Hal ini disebabkan karena penyebaran agama Islam selain dilakukan secara damai,
melalui akhlaqul karimah,juga
karena Nabi Muhammad SAW menekankan pentingnya pendidikan untuk melepaskan
manusia dari kebodohan (jahiliyah), karena kebodohan dapat menjerumuskan
manusia pada kerusakan di muka bumi.
Islam adalah
agama anti kebodohan. Pada sebuah kisah diceritakan, setelah terjadinya perang
Badar, ada 70 orang Quraisy Mekkah menjadi tawanan, mereka akan dibebaskan jika
bersedia menjadi guru bagi sepuluh orang anak dan orang dewasa Madinah.
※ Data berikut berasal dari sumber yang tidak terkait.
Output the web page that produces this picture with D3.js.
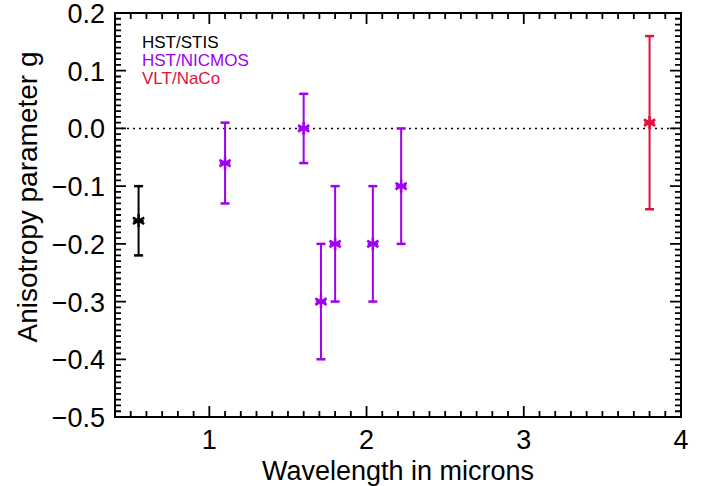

Akhirnya, 700 orang terbebas dari buta huruf. Ibarat sistem Multiple Level
Marketing (MLM), mereka pun diminta untuk menjadi guru bagi yang lain sehingga
seluruh penduduk madinah bebas dari buta huruf.
Dalam
perkembangannya, pasca runtuhnya kerajaan Islam terakhir di Granada Spanyol
tahun 1491 M, dan disambung dengan revolusi industri, banyak temuan-temuan
ilmuwan Islam yang justru diklaim dan dikembangkan oleh ilmuwan barat, apalagi
pasca terjadinya revolusi industri tahun 1750-1850. Revolusi Industri merupakan
periode terjadinya perubahan secara besar-besaran di bidang pertanian,
manufaktur, pertambangan, transportasi, dan teknologi serta memiliki dampak
yang mendalam terhadap kondisi sosial, ekonomi, dan budaya di dunia. Revolusi
Industri dimulai dari Britania Raya dan kemudian menyebar ke seluruh
Eropa Barat, Amerika Utara, Jepang dan akhirnya ke seluruh dunia.
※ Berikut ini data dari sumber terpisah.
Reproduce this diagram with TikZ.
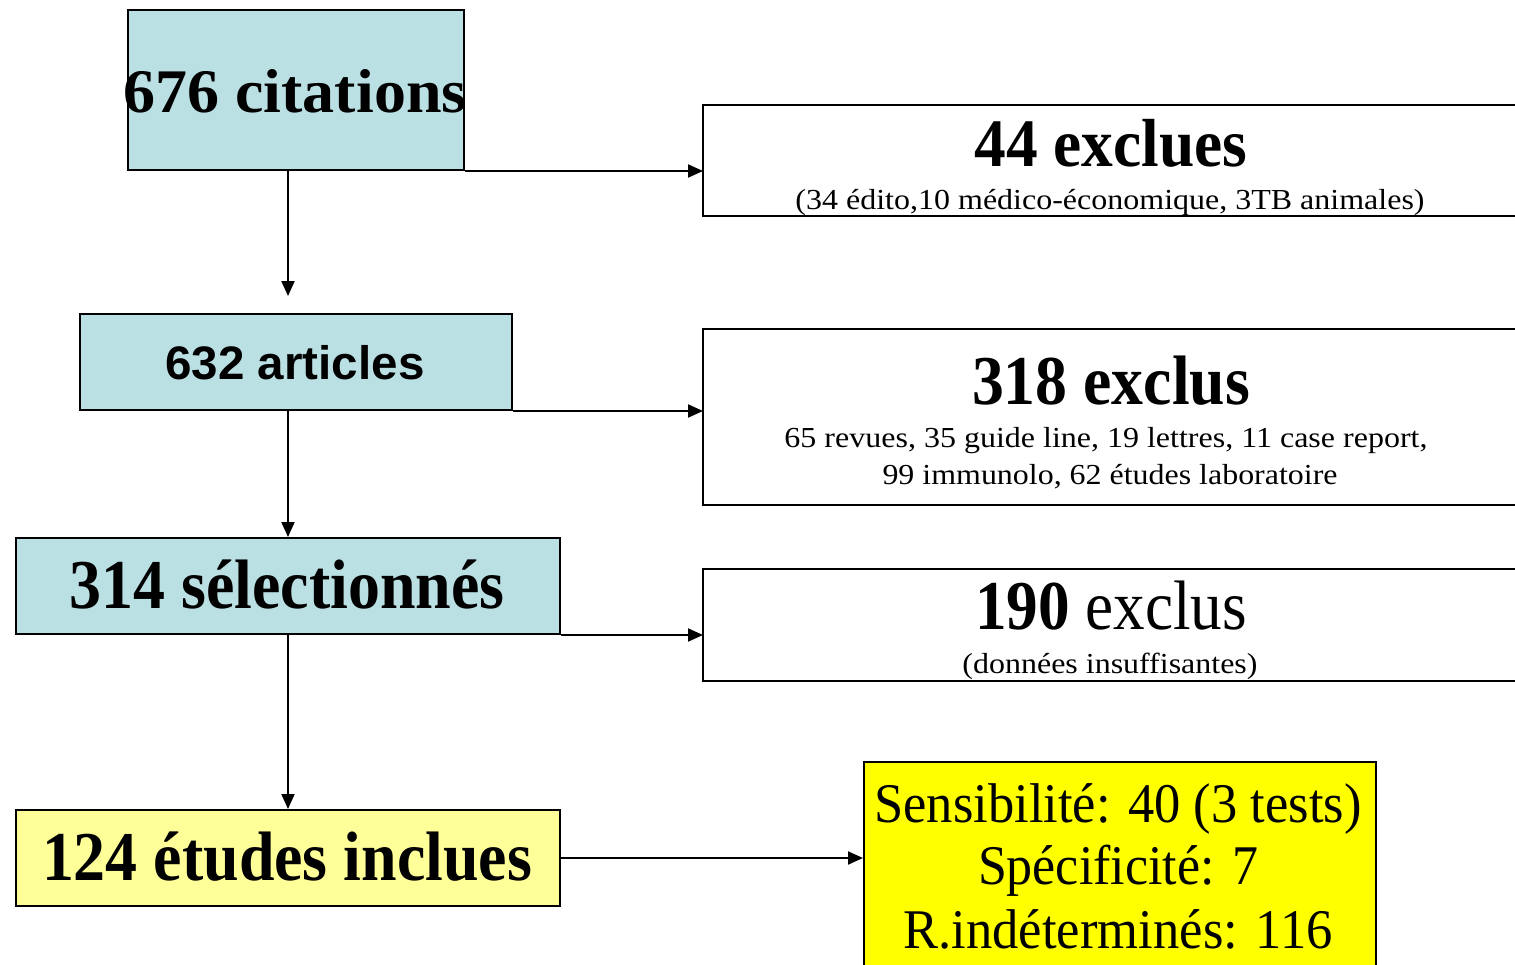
\documentclass[tikz,border=0pt]{standalone}
\usepackage{fontspec}
\setmainfont{Liberation Serif}
\newfontfamily\arialfont{Liberation Sans}
\usetikzlibrary{arrows.meta}
\definecolor{lblue}{RGB}{186,224,227}
\definecolor{lyellow}{RGB}{255,255,153}
\definecolor{byellow}{RGB}{255,255,0}
\newcommand{\fitw}[2]{\resizebox{#1pt}{\height}{#2}}
\newcommand{\fs}[1]{\fontsize{#1}{#1}\selectfont}
\tikzset{
  box/.style={draw=black, line width=2pt, inner sep=0pt, anchor=north west},
  openbox/.style={inner sep=0pt, anchor=north west},
  txt/.style={inner sep=0pt, anchor=base},
  arr/.style={line width=2pt, -{Triangle[length=15pt,width=13pt]}},
}
\begin{document}
\begin{tikzpicture}[x=1pt,y=-1pt]
\useasboundingbox (0,0) rectangle (1515,964);
\clip (0,0) rectangle (1515,964);
% left boxes
\node[box, fill=lblue, minimum width=336pt, minimum height=160pt] (c1) at (127,9) {};
\node[box, fill=lblue, minimum width=432pt, minimum height=96pt] (c2) at (79,313) {};
\node[box, fill=lblue, minimum width=544pt, minimum height=96pt] (c3) at (15,537) {};
\node[box, fill=lyellow, minimum width=544pt, minimum height=96pt] (c4) at (15,809) {};
% right boxes (open on the right)
\node[openbox, minimum width=820pt, minimum height=111pt] (r1) at (703,105) {};
\node[openbox, minimum width=820pt, minimum height=176pt] (r2) at (703,329) {};
\node[openbox, minimum width=820pt, minimum height=112pt] (r3) at (703,569) {};
\draw[line width=2pt] (r1.north east) -- (r1.north west) -- (r1.south west) -- (r1.south east);
\draw[line width=2pt] (r2.north east) -- (r2.north west) -- (r2.south west) -- (r2.south east);
\draw[line width=2pt] (r3.north east) -- (r3.north west) -- (r3.south west) -- (r3.south east);
\node[box, fill=byellow, minimum width=512pt, minimum height=240pt] (y1) at (863,761) {};
% texts
\node[txt] (t1) at (295,112) {\fitw{343}{\fs{62}\bfseries 676 citations}};
\node[txt] (t2) at (295,379) {\fitw{259}{\arialfont\fs{47}\bfseries 632 articles}};
\node[txt] (t3) at (287,608) {\fitw{435}{\fs{70}\bfseries 314 sélectionnés}};
\node[txt] (t4) at (287,880) {\fitw{490}{\fs{70}\bfseries 124 études inclues}};
\node[txt] (u1) at (1111,166) {\fitw{273}{\fs{68}\bfseries 44 exclues}};
\node[txt] (u1b) at (1110,209) {\fitw{629}{\fs{29}(34 édito,10 médico-économique, 3TB animales)}};
\node[txt] (u2) at (1111,404) {\fitw{278}{\fs{70}\bfseries 318 exclus}};
\node[txt] (u2b) at (1106,447) {\fitw{643}{\fs{29}65 revues, 35 guide line, 19 lettres, 11 case report,}};
\node[txt] (u2c) at (1110,484) {\fitw{455}{\fs{29}99 immunolo, 62 études laboratoire}};
\node[txt] (u3) at (1111,629) {\fitw{272}{\fs{70}\textbf{190} exclus}};
\node[txt] (u3b) at (1110,673) {\fitw{295}{\fs{29}(données insuffisantes)}};
\node[txt] (v1) at (1118,822) {\fitw{487}{\fs{56}Sensibilité: 40 (3 tests)}};
\node[txt] (v2) at (1118,884) {\fitw{280}{\fs{56}Spécificité: 7}};
\node[txt] (v3) at (1118,948) {\fitw{429}{\fs{56}R.indéterminés: 116}};
% connectors
\draw[arr] (c1.south east) -- (r1.west |- c1.south east);
\draw[arr] (c2.south east) -- (r2.west |- c2.south east);
\draw[arr] (c3.south east) -- (r3.west |- c3.south east);
\draw[arr] (c4.east) -- (y1.west |- c4.east);
\draw[arr, shorten >=17pt] (c1.south -| c3.north) -- (c2.north -| c3.north);
\draw[arr] (c2.south -| c3.north) -- (c3.north);
\draw[arr] (c3.south) -- (c4.north);
\end{tikzpicture}
\end{document}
Pada masa revolusi Industri, teknologi barat berkembang pesat. Banyak temuan
yang dihasilkan seperti mesin uap, kapal uap, kapal kincir, mesin tenun, mesin
pemintal benang, teknologi mengolah bijih besi dan batu bara, baterai,
telegraf, telepon, mobil, hingga pesawat terbang. (Wikipedia).
Jika kita
berkaca kepada masa kejayaan Islam. Banyak Ilmuwan Islam yang berjasa dalam
pengembangan IPTEK antara lain: (1) Al Farabi (872-950 M) seorang ahli
filsafat, logika, matematika, ilmu alam, teologi, ilmu politik dan
kenegaraan, (2) Al Batani (858-929 M) ahli astronomi dan ahli matematika, (3)
Ibnu Sina (980-1037 M) ahli kedokteran, (4) Ibnu Batutah
(1304-1369) seorang pengembara dan pengarang kisah fiksi, (5) Ibnu Rusyd
(1126-1198 M) ahli filsafat, kedoteran, dan fiqih, (6) Muhammad Ibnu Musa Al
Khawarizmi (780-850 M) ahli matematika, astronomi, astrologi, dan geografi, (7)
Umar Khayyam (1048-1131 M) ahli matematika dan astronomi, (8) Tsabit bin
Qurrah (826-901) ahli matematika dan astronomi, (9) Muhammad bin Zakaria Al
Razy (825-925) ahli filsafat, kimia, matematika, sastra, dan kedokteran, dan
(10) Abu Musa Jabi Al Hayyan (722-804) ahli kimia.[1] Selain mereka, juga
banyak ilmuwan Islam yang lain yang ikut berjasa mengembangkan IPTEK di dunia
ini.
Mencari Ilmu, Melek Literasi
Mencari ilmu
adalah kewajiban bagi seorang muslim dan muslimah. Mencari ilmu diwajibkan
sejak seorang manusia lahir hingga meninggal dunia, dan umat Islam diwajibkan
mencari ilmu walau harus pergi ke negeri China. Hal tersebut menunjukkan bahwa
ajaran Islam mendorong umatnya agar menjadi manusia-manusia yang berilmu.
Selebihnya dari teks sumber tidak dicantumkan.